Like, which is it? Do you want Mozilla to diversify and have a more sustainable revenue stream, or do you want them to focus on Firefox and commit to reliance on Google? Because maintaining a project as big as Firefox without any funding simply isn't possible, and people aren't going back to paying for web browsers.
What these people want is not at all realistic. Devs want to be paid for their work. They can't have that if Mozilla follows idiots like Lunduke's "don't take money from Google, but also don't do anything that will make money. Only do Firefox."
I've yet to see a single one of these people offer any alternative that comes even remotely close to being feasible.
I'm okay with Mozilla trying to diversify their source of incomes, as long as it's focused on privacy. Firefox Relay is a great example of a paid service that helps preserving some privacy and I gladly pay for it.
I hope they'll make more privacy-focused optional services like that. If it helps paying for Firefox continued development while detaching from Google then it's a good idea.

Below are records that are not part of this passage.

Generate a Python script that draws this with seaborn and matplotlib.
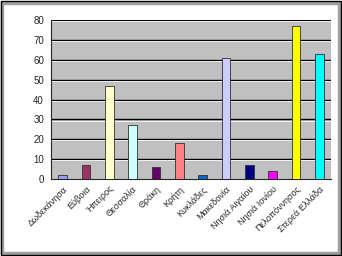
import matplotlib
matplotlib.use("Agg")
import matplotlib.pyplot as plt
import seaborn as sns
import pandas as pd
import numpy as np
from matplotlib.patches import Rectangle

regions = ["Δωδεκάνησα", "Εύβοια", "Ήπειρος", "Θεσσαλία", "Θράκη", "Κρήτη",
           "Κυκλάδες", "Μακεδονία", "Νησιά Αιγαίου", "Νησιά Ιονίου",
           "Πελοπόννησος", "Στερεά Ελλάδα"]
values = [2, 7, 47, 27, 6, 18, 2, 61, 7, 4, 77, 63]
colors = ["#9999FF", "#993366", "#FFFFCC", "#CCFFFF", "#660066", "#FF8080",
          "#0066CC", "#CCCCFF", "#000080", "#FF00FF", "#FFFF00", "#00FFFF"]

df = pd.DataFrame({"region": regions, "value": values})

sns.set_style("white")
plt.rcParams["font.family"] = ["Liberation Sans", "DejaVu Sans"]

fig = plt.figure(figsize=(3.42, 2.56), dpi=100)
ax = fig.add_axes([51 / 342, 1 - 179 / 256, 280 / 342, 159 / 256])
ax.set_facecolor("#C0C0C0")

sns.barplot(data=df, x="region", y="value", hue="region", palette=colors,
            saturation=1, width=0.37, edgecolor="#303030", linewidth=0.6,
            legend=False, ax=ax, zorder=3)

ax.set_ylim(0, 80)
ax.set_xlim(-0.5, len(regions) - 0.5)
ax.set_yticks(range(0, 81, 10))
for y in range(10, 81, 10):
    ax.axhline(y, color="black", lw=1.0, zorder=1)
    ax.axhline(y - 0.6, color="white", lw=0.6, zorder=1)

ax.set_xlabel("")
ax.set_ylabel("")
ax.set_xticks(range(len(regions)))
ax.set_xticklabels(regions, rotation=45, ha="right", rotation_mode="anchor",
                   fontsize=6.5)
ax.tick_params(axis="x", which="major", length=0, pad=4)
ax.set_xticks(np.arange(-0.5, len(regions), 1), minor=True)
ax.tick_params(axis="x", which="minor", length=3, width=0.8, direction="out")
ax.tick_params(axis="y", labelsize=7, length=3, width=0.8, direction="out", pad=2)

for side in ["top", "right"]:
    ax.spines[side].set_visible(False)
ax.spines["left"].set_linewidth(0.8)
ax.spines["bottom"].set_linewidth(0.8)

# frame around the chart
fig.patches.append(Rectangle((0.006, 0.01), 0.985, 0.98, transform=fig.transFigure,
                             fill=False, edgecolor="#A0A0A0", lw=2.5))
fig.patches.append(Rectangle((0.0015, 0.002), 0.997, 0.996, transform=fig.transFigure,
                             fill=False, edgecolor="black", lw=1))

fig.savefig("out.png", dpi=100)
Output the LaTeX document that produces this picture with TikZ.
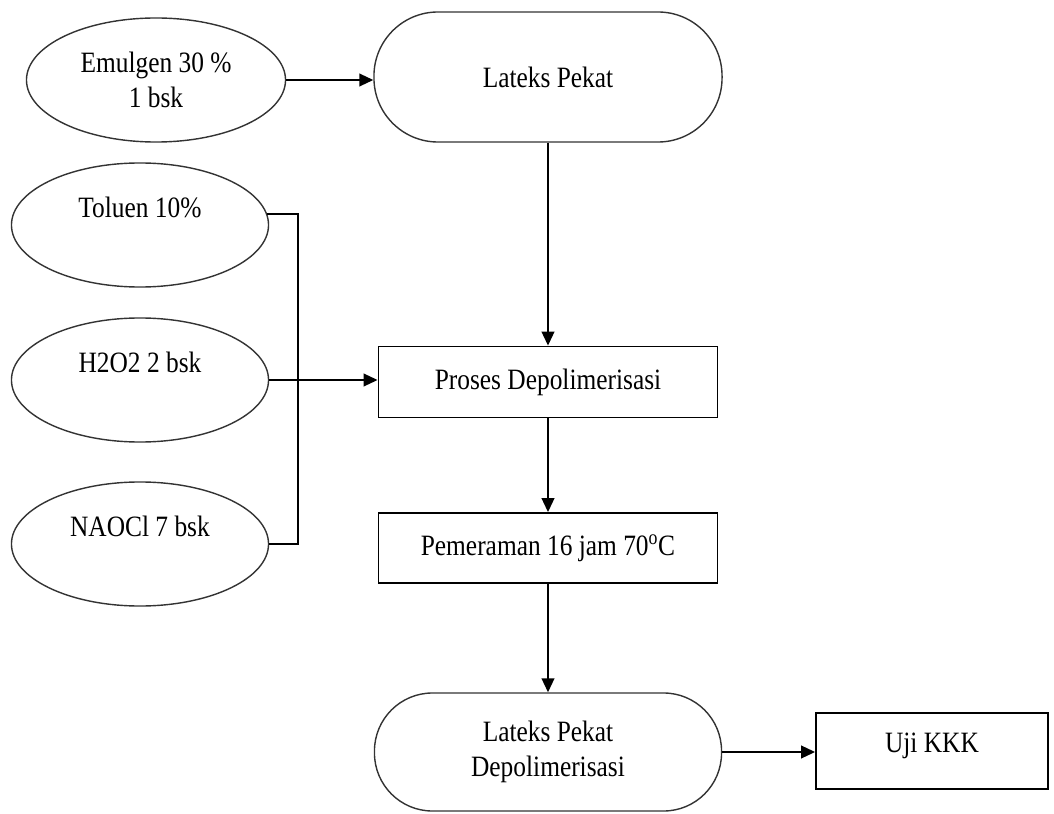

They've got some pretty interesting stuff in the pipeline, like container tabs optionally being hooked up to their own independent Mozilla VPN connection.
IMO I think they're going to go all in eventually offering a kind of "privacy ecosystem" similar to Proton
Good comment. I like the fact that Mozilla is branching out into Relay and VPN as subscription services. I've got to pay someone for VPN, after all, and email masking looks interesting. If the revenue from those kinds of useful subscriptions helps to sustain Firefox and it's derivatives, so much the better.
Work on ethical projects that don't scrape user data
Stay away from trendy buzzwords like VR and AI
Or do you mean
Buy a data-harvesting company along with all the private data it harvested
Inject the data-harvesting company's code into your browser, along with some extra ads
Create a website content generator that'll create soulless slop for SEO spammers?
Because right now, Mozilla has chosen the second route. The anti-privacy, anti-ethical route.
If Mozilla reaches the logical end state, will it even matter if they still exist? They'll be soulless corporate trash too. There won't be anything worth preserving.
Of course they spend it on more than just Firefox. What part of "we're trying to diversify" don't you understand?
And I'm sorry, Lunduke is not a trustable source. He went seriously off the deep end years ago.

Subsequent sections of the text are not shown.